They wouldn’t put a mask on for their parents and grandparents, who are hopefully vaccinated by now.
They won’t go around the corner to get a vaccine; they won’t even answer when the visiting nurses come to their door.
So why on earth would they put on a mask now, because I am?
I have defended the public health officials who braved enormous blowback, death threats, protests and even presidential condemnation for having the audacity to try to save lives by promoting mask-wearing.
They did so at a time when the evidence was clear that wearing masks and socially distancing were our most effective weapons against the virus.
Now they are beginning to sound a little bit ridiculous.
In Los Angeles, we are being encouraged to wear masks because of the highly contagious delta variant.
Which would make sense, except the same officials are quick to reassure us that our vaccines are effective against this delta variant.
So, why the alarm?
No good excuses to refuse vaccine
The problem is that if you’re not vaccinated and you’re not wearing a mask, then you may be more vulnerable to this variant than the old-fashioned COVID-19.
We who have been wearing masks and socially distancing, we who stood in line and said prayers of thanks when the vaccines finally became available, we are not the problem.
I’m not talking about those who are immunocompromised, for whom the vaccine poses additional risks or provides limited benefits.

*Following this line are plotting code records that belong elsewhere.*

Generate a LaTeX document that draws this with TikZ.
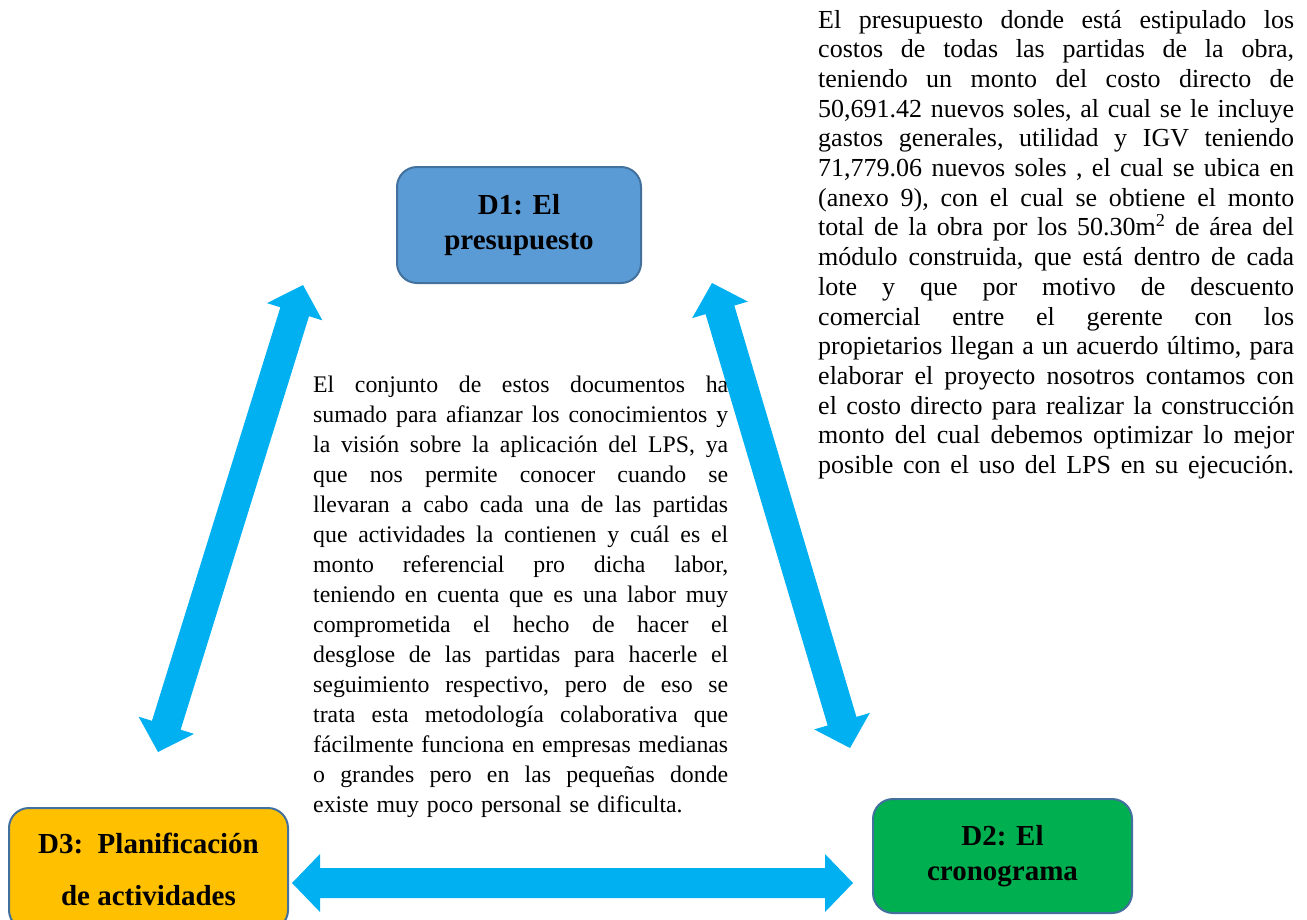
\documentclass[tikz,border=0pt]{standalone}
\usepackage{fontspec}
\setmainfont{Liberation Serif}
\usetikzlibrary{calc}
\definecolor{arrowcol}{HTML}{00B0F0}
\definecolor{dblue}{HTML}{5B9BD5}
\definecolor{dborder}{HTML}{41719C}
\definecolor{dyellow}{HTML}{FFC000}
\definecolor{dgreen}{HTML}{00B050}
\def\jend{\jend}
\def\jw#1 #2\jend{#1\ifx\jend#2\jend\else\hskip 0.25em plus 1fil minus 0.06em\relax\jw#2\jend\fi}
\newcommand{\jm}[1]{\hbox to 415pt{\jw#1 \jend}}
\newcommand{\jr}[1]{\hbox to 476pt{\jw#1 \jend}}
\newcommand{\blockarrow}[2]{%
  \coordinate (#1h) at ($(#1)!28pt!(#2)$);
  \coordinate (#2h) at ($(#2)!28pt!(#1)$);
  \fill[arrowcol] (#1)
    -- ($(#1h)!29pt!90:(#2)$) -- ($(#1h)!15pt!90:(#2)$)
    -- ($(#2h)!15pt!-90:(#1)$) -- ($(#2h)!29pt!-90:(#1)$)
    -- (#2)
    -- ($(#2h)!29pt!90:(#1)$) -- ($(#2h)!15pt!90:(#1)$)
    -- ($(#1h)!15pt!-90:(#2)$) -- ($(#1h)!29pt!-90:(#2)$)
    -- cycle;}
\tikzset{
  dbox/.style={draw=dborder, line width=2pt, rounded corners=20pt,
    font=\fontsize{29}{35}\selectfont\bfseries, align=center, inner sep=0pt},
  para/.style={inner sep=0pt, anchor=base west, align=left}
}
\begin{document}
\begin{tikzpicture}[x=1pt,y=-1pt]
\useasboundingbox (0,0) rectangle (1307,919);
\clip (0,0) rectangle (1307,919);
\fill[white] (0,0) rectangle (1307,919);

\node[dbox, fill=dblue, minimum width=244pt, minimum height=116pt] (d1) at (519,225) {D1: El\\presupuesto};
\node[dbox, fill=dgreen, minimum width=259pt, minimum height=114pt] (d2) at (1002.5,856) {D2: El\\cronograma};
\node[dbox, fill=dyellow, minimum width=279pt, minimum height=122pt, font=\fontsize{29}{52}\selectfont\bfseries] (d3) at (148.5,869) {D3:~~Planificación\\de actividades};

\coordinate (l1) at (303,285);
\coordinate (l2) at (158,752);
\coordinate (r1) at (712,283);
\coordinate (r2) at (850,748);
\coordinate (b1) at (292,883);
\coordinate (b2) at (853,883);
\blockarrow{l1}{l2}
\blockarrow{r1}{r2}
\blockarrow{b1}{b2}

\node[para, text width=415pt, font=\fontsize{23.8}{30}\selectfont] (mid) at (313,392) {%
\jm{El conjunto de estos documentos ha}
\jm{sumado para afianzar los conocimientos y}
\jm{la visión sobre la aplicación del LPS, ya}
\jm{que nos permite conocer cuando se}
\jm{llevaran a cabo cada una de las partidas}
\jm{que actividades la contienen y cuál es el}
\jm{monto referencial pro dicha labor,}
\jm{teniendo en cuenta que es una labor muy}
\jm{comprometida el hecho de hacer el}
\jm{desglose de las partidas para hacerle el}
\jm{seguimiento respectivo, pero de eso se}
\jm{trata esta metodología colaborativa que}
\jm{fácilmente funciona en empresas medianas}
\jm{o grandes pero en las pequeñas donde}
\hbox{existe muy poco personal se dificulta.}};

\node[para, text width=476pt, font=\fontsize{26}{29.7}\selectfont] (right) at (818,28) {%
\jr{El presupuesto donde está estipulado los}
\jr{costos de todas las partidas de la obra,}
\jr{teniendo un monto del costo directo de}
\jr{50,691.42 nuevos soles, al cual se le incluye}
\jr{gastos generales, utilidad y IGV teniendo}
\jr{71,779.06 nuevos soles , el cual se ubica en}
\jr{(anexo 9), con el cual se obtiene el monto}
\jr{total de la obra por los 50.30m\textsuperscript{2} de área del}
\jr{módulo construida, que está dentro de cada}
\jr{lote y que por motivo de descuento}
\jr{comercial entre el gerente con los}
\jr{propietarios llegan a un acuerdo último, para}
\jr{elaborar el proyecto nosotros contamos con}
\jr{el costo directo para realizar la construcción}
\jr{monto del cual debemos optimizar lo mejor}
\jr{posible con el uso del LPS en su ejecución.}};
\end{tikzpicture}
\end{document}
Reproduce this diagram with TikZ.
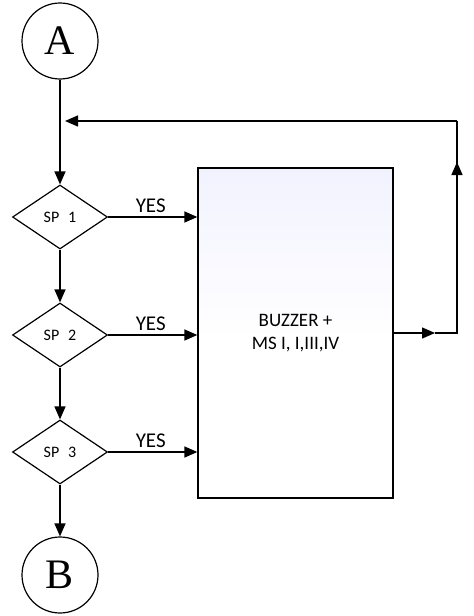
\documentclass[tikz,border=0pt]{standalone}
\usepackage{fontspec}
\setmainfont{Carlito}
\newfontfamily\serifA{Liberation Serif}
\usetikzlibrary{shapes.geometric,arrows.meta,calc}
\begin{document}
\begin{tikzpicture}[x=1pt,y=-1pt,
  ln/.style={line width=1.4pt},
  arr/.style={ln,-{Triangle[length=13pt,width=11pt]}},
  conn/.style={circle,draw,line width=1.2pt,minimum size=76pt,inner sep=0pt,font=\serifA\fontsize{42}{42}\selectfont},
  dec/.style={diamond,draw,line width=1.2pt,minimum width=95pt,minimum height=64pt,inner sep=0pt,font=\fontsize{16}{16}\selectfont},
  yes/.style={font=\fontsize{21}{21}\selectfont,above,inner sep=4pt}]
\useasboundingbox (0,0) rectangle (474,616);
\node[conn] (A) at (60,41) {A};
\node[conn] (B) at (60,575) {B};
\node[dec] (sp1) at (60,217) {SP\,\, 1};
\node[dec] (sp2) at (60,335) {SP\,\, 2};
\node[dec] (sp3) at (60,452) {SP\,\, 3};
\shade[top color=blue!5!white,bottom color=white] (198,168) rectangle (393,340);
\node[draw,line width=1.3pt,minimum width=195pt,minimum height=330pt,inner sep=0pt,
  align=center,font=\fontsize{19}{23}\selectfont] (box) at (295.5,333) {BUZZER +\\MS I, I,III,IV};
\coordinate (j) at (60,121);
\coordinate (jt) at (65,121);
\coordinate (o1) at (435,333);
\coordinate (r1) at (457,333);
\coordinate (u1) at (457,162);
\coordinate (r2) at (457,121);
% main column
\draw[ln] (A.south) -- (j);
\draw[arr] (j) -- (sp1.north);
\draw[arr] (sp1.south) -- (sp2.north);
\draw[arr] (sp2.south) -- (sp3.north);
\draw[arr] (sp3.south) -- (B.north);
% yes branches
\draw[arr] (sp1.east) -- node[yes,xshift=-2pt]{YES} (box.west |- sp1.east);
\draw[arr] (sp2.east) -- node[yes,xshift=-2pt]{YES} (box.west |- sp2.east);
\draw[arr] (sp3.east) -- node[yes,xshift=-2pt]{YES} (box.west |- sp3.east);
% feedback loop
\draw[arr] (box.east) -- (o1);
\draw[ln] (o1) -- (r1) -- (u1);
\draw[arr] (r1) -- (u1);
\draw[ln] (u1) -- (r2);
\draw[arr] (r2) -- (jt);
\end{tikzpicture}
\end{document}
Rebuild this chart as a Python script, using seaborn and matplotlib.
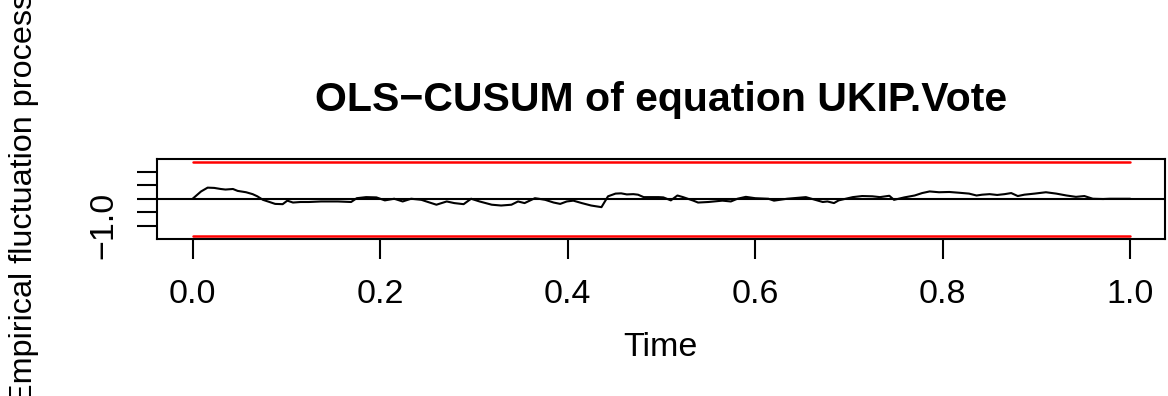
import numpy as np
import pandas as pd
import matplotlib
matplotlib.use("Agg")
import matplotlib.pyplot as plt
import seaborn as sns

# values
time = [0.000, 0.009, 0.016, 0.023, 0.030, 0.035, 0.043, 0.048, 0.057, 0.064,
        0.069, 0.075, 0.082, 0.088, 0.096, 0.101, 0.107, 0.115, 0.124, 0.137,
        0.155, 0.169, 0.175, 0.185, 0.196, 0.205, 0.215, 0.224, 0.233, 0.244,
        0.251, 0.260, 0.271, 0.279, 0.289, 0.297, 0.306, 0.319, 0.329, 0.340,
        0.347, 0.354, 0.365, 0.369, 0.376, 0.385, 0.392, 0.399, 0.406, 0.415,
        0.425, 0.436, 0.443, 0.451, 0.457, 0.463, 0.470, 0.475, 0.481, 0.497,
        0.502, 0.510, 0.517, 0.523, 0.534, 0.539, 0.550, 0.565, 0.574, 0.581,
        0.590, 0.600, 0.614, 0.620, 0.634, 0.654, 0.664, 0.672, 0.677, 0.684,
        0.689, 0.704, 0.714, 0.725, 0.733, 0.743, 0.748, 0.759, 0.770, 0.778,
        0.786, 0.796, 0.807, 0.818, 0.828, 0.836, 0.842, 0.850, 0.858, 0.866,
        0.873, 0.880, 0.887, 0.898, 0.910, 0.921, 0.932, 0.942, 0.951, 0.960,
        0.971, 0.978, 1.000]
process = [0.00, 0.27, 0.41, 0.40, 0.36, 0.34, 0.36, 0.29, 0.24, 0.17,
           0.09, -0.04, -0.12, -0.19, -0.20, -0.07, -0.14, -0.12, -0.12, -0.10,
           -0.10, -0.12, 0.02, 0.06, 0.05, -0.06, 0.00, -0.10, 0.00, -0.04,
           -0.12, -0.22, -0.10, -0.16, -0.20, 0.00, -0.10, -0.22, -0.25, -0.22,
           -0.10, -0.16, 0.02, 0.00, -0.04, -0.14, -0.19, -0.10, -0.07, -0.16,
           -0.25, -0.31, 0.09, 0.19, 0.20, 0.16, 0.17, 0.15, 0.06, 0.06,
           0.05, -0.06, 0.12, 0.06, -0.07, -0.14, -0.12, -0.07, -0.10, 0.00,
           0.07, 0.02, 0.00, -0.07, 0.00, 0.06, -0.04, -0.12, -0.10, -0.16,
           -0.06, 0.06, 0.10, 0.09, 0.06, 0.11, -0.04, 0.05, 0.12, 0.21,
           0.27, 0.24, 0.25, 0.22, 0.19, 0.12, 0.15, 0.17, 0.14, 0.17,
           0.21, 0.10, 0.15, 0.19, 0.24, 0.19, 0.12, 0.07, 0.10, 0.00,
           -0.01, 0.00, 0.00]
boundary = 1.358
xticks = [0.0, 0.2, 0.4, 0.6, 0.8, 1.0]
yticks = [-1.0, -0.5, 0.0, 0.5, 1.0]
ytick_labels = ["\u22121.0", "", "", "", ""]

df = pd.DataFrame({"Time": time, "process": process})
bounds = pd.DataFrame({"Time": [0.0, 1.0]})

sns.set_style("white")
plt.rcParams["font.family"] = ["Liberation Sans", "DejaVu Sans"]
plt.rcParams["axes.unicode_minus"] = True
plt.rcParams["text.color"] = "black"
plt.rcParams["axes.labelcolor"] = "black"

W, H = 1168, 396
fig = plt.figure(figsize=(W / 100, H / 100), dpi=100)
# plot box in pixels: left 157, right 1165, top 159, bottom 238.5
ax = fig.add_axes([157 / W, 1 - 238.5 / H, 1008 / W, 79.5 / H])

lw = 1.5
base = 24.5
sns.lineplot(data=df, x="Time", y="process", ax=ax, color="black", linewidth=lw)
ax.axhline(0, color="black", linewidth=lw)
sns.lineplot(x=bounds["Time"], y=[boundary, boundary], ax=ax, color="red", linewidth=lw + 0.3)
sns.lineplot(x=bounds["Time"], y=[-boundary, -boundary], ax=ax, color="red", linewidth=lw + 0.3)

ax.set_xlim(-0.038, 1.037)
ax.set_ylim(-1.467, 1.467)
ax.set_xticks(xticks)
ax.set_xticklabels([f"{v:.1f}" for v in xticks])
ax.set_yticks(yticks)
ax.set_yticklabels(ytick_labels)

for s in ax.spines.values():
    s.set_visible(True)
    s.set_color("black")
    s.set_linewidth(lw)

ax.tick_params(axis="both", direction="out", length=14.4, width=lw, color="black",
               labelsize=base, labelcolor="black", bottom=True, left=True)
ax.tick_params(axis="x", pad=15)
ax.tick_params(axis="y", pad=13)
plt.setp(ax.get_yticklabels(), rotation=90, va="center")

ax.set_xlabel("Time", fontsize=base)
ax.xaxis.label.set_va("center")
ax.xaxis.set_label_coords((660 - 157) / 1008, (238.5 - 348) / 79.5)
ax.set_ylabel("Empirical fluctuation process", fontsize=23.3)
ax.yaxis.label.set_va("center")
ax.yaxis.set_label_coords((24 - 157) / 1008, 0.5)

fig.text(661 / W, 1 - 100 / H, "OLS\u2212CUSUM of equation UKIP.Vote",
         ha="center", va="center", fontsize=29.5, fontweight="bold")

fig.savefig("out.png", dpi=100)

Trust me; those folks are wearing masks. They are double-masking, not to protect themselves against their vaccinated friends and relatives but because of all the people running around maskless who have not been vaccinated.
Double shifts? The pharmacies are open 24/7.
Fear? Of what? There are no hidden chemicals in the vaccines. They have not been made in order to incapacitate any minorities. They do not cause impotence. They do not kill people. The stories of vaccine reactions are so few and far between that getting out of bed in the morning is far more dangerous.
There are excuses, but not good ones; reasons, but not sensible ones; explanations, but not justifications.
Most of us have done our best. We wore masks even when we didn’t need them, so long as vaccines were scarce. We wore masks even when those who most needed them refused to, just so as not to pass anything on to them. We were, most of us, very good to our neighbors, considerate of those less fortunate, patient even with the slow rollouts and the confusion and the rest.
But enough is enough. Independence Day has just passed. It is time for our country to move forward, and those who refuse to be vaccinated are standing in the way. And my wearing a mask won’t do anything to move them.